After all, she reportedly spent the best part of 2023 renegotiating the terms of the prenuptial agreement she has with her billionaire spouse.

Melania was reportedly worried about how much money would be left over for her and Barron after his father had finished paying court-ordered damages and the lawyers’ bills incurred by his various legal cases. These now run into the hundreds of millions.

A source told the New York Post: “Trump remains very rich, but with mounting legal bills and judgments.” The renegotiated prenup would “provide a more solid future” for Melania and their son should the couple split.

“It’s not that she threatened to leave him,” the insider told the Post. The Trump camp declined to comment on the claims. One of the prices Melania has to pay for being the most hands-off First Lady in recent history is endless jibes from her husband’s opponents when she does suddenly pop up next to him.

“Melania Trump made a rare appearance in compliance with section 3, subsection 2.7 of her prenuptial agreement,” said late night chat show host Jimmy Kimmel after she showed up at the New York rally two weeks ago.

It’s true that the couple’s physical chemistry can hardly be described as smouldering. Their public displays of affection rarely extend beyond some limp hand-holding and a few kisses on the cheek — although Trump did appear to move in for a kiss on the lips at the recent New York event.

But what can Americans expect? Being married to Donald Trump is hardly for the faint-hearted — and the past 18 months have been a bumper period for spousal embarrassment.

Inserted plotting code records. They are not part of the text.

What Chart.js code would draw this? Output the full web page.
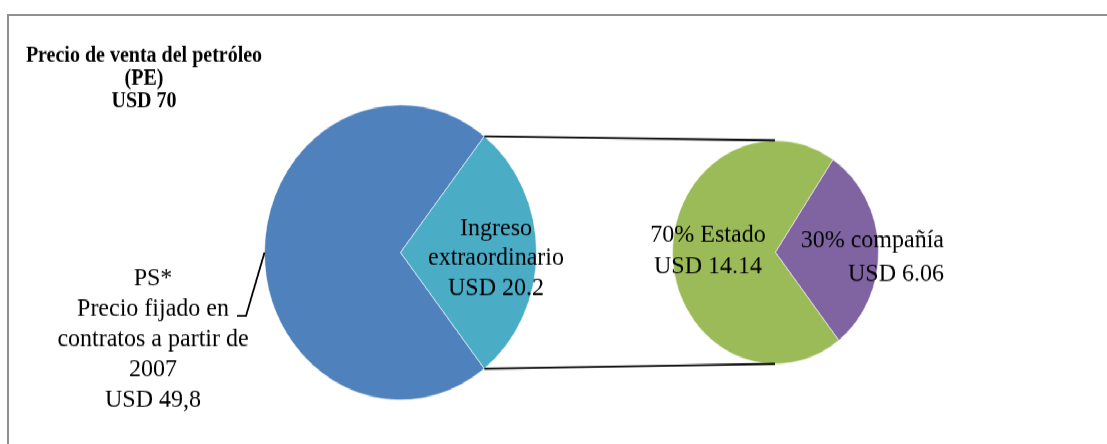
<!DOCTYPE html>
<html>
<head>
<meta charset="utf-8">
<script src="https://cdn.jsdelivr.net/npm/chart.js@4"></script>
<style>
  html, body { margin: 0; padding: 0; background: #fff; overflow: hidden; }
  body { width: 1107px; height: 444px; position: relative; }
  #frame {
    position: absolute; left: 7px; top: 14px; width: 1200px; height: 500px;
    border-top: 2px solid #8f8f8f; border-left: 2px solid #8f8f8f;
  }
  /* the whole drawing is stretched a little vertically, like the sheet it came from */
  #stage {
    position: absolute; left: 0; top: 0; width: 1107px; height: 409px;
    transform: scaleY(1.085); transform-origin: 0 0;
  }
  #stage > div { position: absolute; }
  #mainBox { left: 0; top: 0; width: 1107px; height: 409px; }
  #subBox { left: 671.5px; top: 128.9px; width: 207px; height: 207px; }
</style>
</head>
<body>
<div id="frame"></div>
<div id="stage">
  <div id="subBox"><canvas id="subChart"></canvas></div>
  <div id="mainBox"><canvas id="mainChart"></canvas></div>
</div>
<script>
// oil price split (USD per barrel)
const totalPrice  = 70;
const mainLabels  = ['PS*', 'Ingreso extraordinario'];
const mainValues  = [49.8, 20.2];
const subLabels   = ['70% Estado', '30% compañía'];
const subValues   = [14.14, 6.06];

const MAIN_COLORS = ['#4F81BD', '#4BACC6'];
const SUB_COLORS  = ['#9BBB59', '#8064A2'];
const SUB_BOX = { left: 671.5, top: 128.9 };
const SERIF = '"Liberation Serif", "Times New Roman", serif';

// text blocks
const titleLines   = ['Precio de venta del petróleo', '(PE)', 'USD ' + totalPrice];
const psLines      = ['PS*', 'Precio fijado en', 'contratos a partir de', '2007',
                      'USD ' + String(mainValues[0]).replace('.', ',')];
const extraLines   = ['Ingreso', 'extraordinario', 'USD ' + mainValues[1]];
const stateLines   = [subLabels[0], 'USD ' + subValues[0].toFixed(2)];
const companyLines = [subLabels[1], 'USD ' + subValues[1].toFixed(2)];

// rotate so the last slice is centred on the right-hand side
function rotationFor(values, tilt) {
  const sum = values.reduce((a, b) => a + b, 0);
  const last = values[values.length - 1] / sum * 360;
  return 90 - last / 2 - (360 - last) + (tilt || 0);
}

const pieOptions = (rotation, padding) => ({
  responsive: true,
  maintainAspectRatio: false,
  animation: false,
  events: [],
  rotation: rotation,
  layout: { padding: padding },
  plugins: { legend: { display: false }, tooltip: { enabled: false } },
});

const subChart = new Chart(document.getElementById('subChart'), {
  type: 'pie',
  data: {
    labels: subLabels,
    datasets: [{
      data: subValues,
      backgroundColor: SUB_COLORS,
      borderColor: 'rgba(255,255,255,0.6)',
      borderWidth: 1,
    }],
  },
  options: pieOptions(rotationFor(subValues, -2), 0),
});

function drawLines(ctx, lines, x, y0, step, align) {
  ctx.textAlign = align || 'center';
  lines.forEach((t, i) => ctx.fillText(t, x, y0 + i * step));
}

// connectors between the two pies, leader line and all the text
const overlay = {
  id: 'overlay',
  afterDraw(chart) {
    const ctx = chart.ctx;
    const big = chart.getDatasetMeta(0).data;
    const small = subChart.getDatasetMeta(0).data;
    const extra = big[1];
    const sx = small[0].x + SUB_BOX.left;
    const sy = small[0].y + SUB_BOX.top;
    const sr = small[0].outerRadius;

    ctx.save();
    ctx.strokeStyle = '#000';
    ctx.lineWidth = 1.8;
    ctx.beginPath();
    ctx.moveTo(extra.x + extra.outerRadius * Math.cos(extra.startAngle),
               extra.y + extra.outerRadius * Math.sin(extra.startAngle));
    ctx.lineTo(sx, sy - sr);
    ctx.moveTo(extra.x + extra.outerRadius * Math.cos(extra.endAngle),
               extra.y + extra.outerRadius * Math.sin(extra.endAngle));
    ctx.lineTo(sx, sy + sr);

    // leader from the PS* label to the middle of its slice
    const ps = big[0];
    const mid = (ps.startAngle + ps.endAngle) / 2;
    ctx.moveTo(ps.x + ps.outerRadius * Math.cos(mid), ps.y + ps.outerRadius * Math.sin(mid));
    ctx.lineTo(246, 291.2);
    ctx.lineTo(237, 291.2);
    ctx.stroke();

    ctx.fillStyle = '#000';
    ctx.textBaseline = 'alphabetic';
    ctx.font = 'bold 20px ' + SERIF;
    drawLines(ctx, titleLines, 144, 57.1, 20.8);

    ctx.font = '24px ' + SERIF;
    drawLines(ctx, psLines, 153, 262.7, 28.1);
    drawLines(ctx, extraLines, 496, 216.6, 27.6);
    drawLines(ctx, stateLines, 708, 223.0, 29.0);
    drawLines(ctx, companyLines, 944, 227.6, 31.0, 'right');
    ctx.restore();
  },
};

new Chart(document.getElementById('mainChart'), {
  type: 'pie',
  data: {
    labels: mainLabels,
    datasets: [{
      data: mainValues,
      backgroundColor: MAIN_COLORS,
      borderColor: 'rgba(255,255,255,0.6)',
      borderWidth: 1,
    }],
  },
  options: pieOptions(rotationFor(mainValues), { left: 264, top: 96.2, right: 570, bottom: 39.8 }),
  plugins: [overlay],
});
</script>
</body>
</html>
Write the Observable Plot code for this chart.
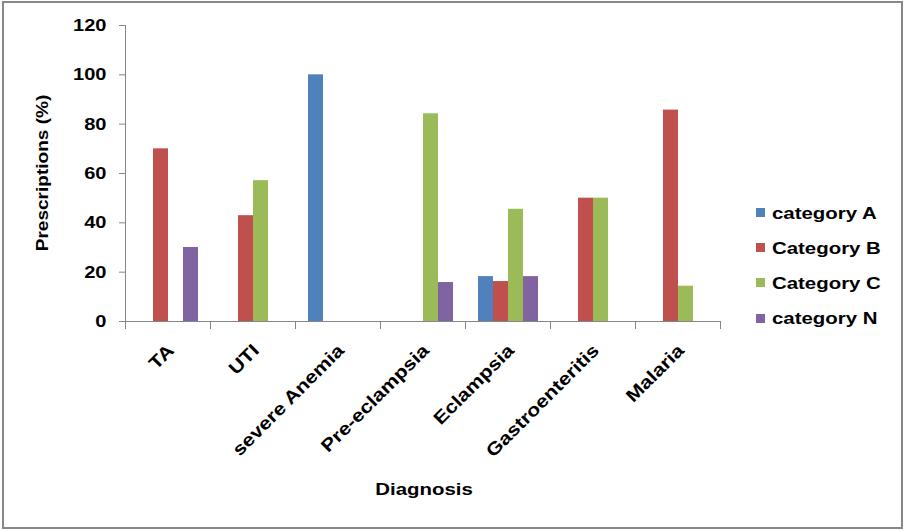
<!DOCTYPE html>
<html>
<head>
<meta charset="utf-8">
<script src="https://cdn.jsdelivr.net/npm/d3@7"></script>
<script src="https://cdn.jsdelivr.net/npm/@observablehq/plot@0.6"></script>
<style>
  html, body { margin: 0; padding: 0; background: #fff; }
  #wrap { position: relative; width: 906px; height: 531px; overflow: hidden;
          font-family: "Liberation Sans", Arial, sans-serif; font-weight: bold; color: #000; }
  #border { position: absolute; left: 2px; top: 1px; width: 897px; height: 524px; border: 2px solid #888; }
  #chart { position: absolute; left: 0; top: 0; }
  .t { position: absolute; white-space: nowrap; font-size: 17px; line-height: 20px; }
  .sw { position: absolute; width: 9px; height: 9px; }
</style>
</head>
<body>
<div id="wrap">
  <div id="border"></div>
  <div id="chart"></div>
  <div class="t" id="ytitle" style="left:43px;top:173px;transform:translate(-50%,-50%) rotate(-90deg) scaleX(1.12);">Prescriptions (%)</div>
  <div class="t" id="xtitle" style="left:423.5px;top:490px;transform:translate(-50%,-50%) scaleX(1.2);">Diagnosis</div>
  <div id="legend"></div>
</div>
<script>
const categories = ["TA", "UTI", "severe Anemia", "Pre-eclampsia", "Eclampsia", "Gastroenteritis", "Malaria"];
const seriesNames = ["category A", "Category B", "Category C", "category N"];
const seriesColors = ["#4F81BD", "#C0504D", "#9BBB59", "#8064A2"];
const categoryA = [0, 0, 100, 0, 18.2, 0, 0];
const categoryB = [70, 42.9, 0, 0, 16.2, 50, 85.7];
const categoryC = [0, 57.1, 0, 84.2, 45.5, 50, 14.3];
const categoryN = [30, 0, 0, 15.8, 18.2, 0, 0];
const yTicks = [0, 20, 40, 60, 80, 100, 120];

const seriesValues = [categoryA, categoryB, categoryC, categoryN];
const rows = categories.flatMap((c, i) =>
  seriesNames.map((s, j) => ({diagnosis: c, series: s, value: seriesValues[j][i]})));

const gray = "#868686";
const chart = Plot.plot({
  width: 906,
  height: 531,
  marginLeft: 122,
  marginRight: 183,
  marginTop: 25,
  marginBottom: 210,
  style: {fontFamily: '"Liberation Sans", Arial, sans-serif', background: "transparent", color: "#000"},
  fx: {domain: categories, padding: 0, axis: null, label: null},
  x: {domain: seriesNames, paddingInner: 0, paddingOuter: 0.683, axis: null, label: null},
  y: {domain: [0, 120], axis: null, label: null},
  color: {domain: seriesNames, range: seriesColors, legend: false},
  marks: [
    Plot.barY(rows, {fx: "diagnosis", x: "series", y: "value", fill: "series"}),
    Plot.ruleY([0], {stroke: gray, strokeWidth: 1}),
    Plot.frame({anchor: "left", stroke: gray, insetTop: 296, insetBottom: -7}),
    Plot.frame({anchor: "right", stroke: gray, insetTop: 296, insetBottom: -7}),
    Plot.frame({anchor: "left", stroke: gray, facet: "super"}),
    Plot.axisY({ticks: yTicks, tickSize: 6, tickPadding: 13, stroke: gray, fill: "#000",
                fontSize: 17, fontWeight: "bold", label: null, tickFormat: d => String(d)}),
    Plot.axisFx({anchor: "bottom", tickSize: 0, tickRotate: -45, tickPadding: 26, dx: 3,
                 fontSize: 18, fontWeight: "bold", fill: "#000", label: null})
  ]
});
// widen the glyphs a little (the reference's bold text renders wide)
chart.querySelectorAll("text").forEach(t => {
  const tr = t.getAttribute("transform") || "";
  t.setAttribute("transform", `${tr} scale(1.18,1)`);
});
document.getElementById("chart").appendChild(chart);

const legend = document.getElementById("legend");
const capCenters = [213.5, 248.7, 283.8, 319];
seriesNames.forEach((s, i) => {
  const sw = document.createElement("div");
  sw.className = "sw";
  sw.style.left = "756px";
  sw.style.top = (capCenters[i] - 5.5) + "px";
  sw.style.background = seriesColors[i];
  legend.appendChild(sw);
  const t = document.createElement("div");
  t.className = "t";
  t.style.left = "772px";
  t.style.top = (capCenters[i] - 10) + "px";
  t.style.transform = "scaleX(1.2)";
  t.style.transformOrigin = "left center";
  t.textContent = s;
  legend.appendChild(t);
});
</script>
</body>
</html>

Many might think a peck on the cheek is rather more than he deserves.

Last year a jury in a civil case found that Trump sexually abused a writer and former agony aunt called E Jean Carroll in a New York shop changing room in 1996 but absolved him of raping her. When Trump insisted the episode had never happened, Carroll argued he had damaged her reputation by calling her a liar and sued for defamation. In January, a New York jury ordered Trump to pay $83.8million in damages.

Mrs Trump wasn’t seen at that trial nor was she present three months later when Trump appeared in another New York court, facing felony charges of falsifying business records over the Stormy Daniels scandal.

The case hinged on a $130,000 “hush money” payment to the ex-porn star just before the 2016 election relating to Daniels’ claims that she’d had a brief sexual liaison with Trump ten years earlier, soon after Barron was born, at a Nevada golf tournament. Trump was reportedly angry Melania didn’t show her face at the six-week trial, which ended with him being found guilty on 34 charges and becoming the first US president to be convicted of a criminal offence.

Despite a newspaper report that Melania had accepted Trump’s argument that the case against him was a “disgrace” and a cynical attempt to damage his election prospects, his wife never made any statement in support of him. Insiders claimed she had privately referred to the Daniels farrago as “his problem”.

In the final weeks of his election campaign, however, she rallied to his aid, giving two interviews (to the pro-Trump Fox News) in which she sang her husband’s praises — as she did in her book.

Asked what she most liked about him in September, she was unexpectedly gushing. “His being. His humour. His personality. His kindness,” she enthused. “He’s very special. His positivity. His energy. It’s unbelievable. Yeah, so we have a beautiful relationship.”

As we have seen, it is a relationship that has been sorely tested by scandals, lawsuits and accusations of infidelity and sexual misconduct, yet in her 182-page memoir Melania ignored them and dwelt on the finer side of a man she insisted “isn’t flashy or dramatic, just genuine and caring”.

This is all very well but these qualities were clearly not sufficient to have her rushing to his side as he prepared for a second stab at the presidency.

Nor have they left Washington insiders expecting to see too much of her during his second turn as the most powerful man on the planet.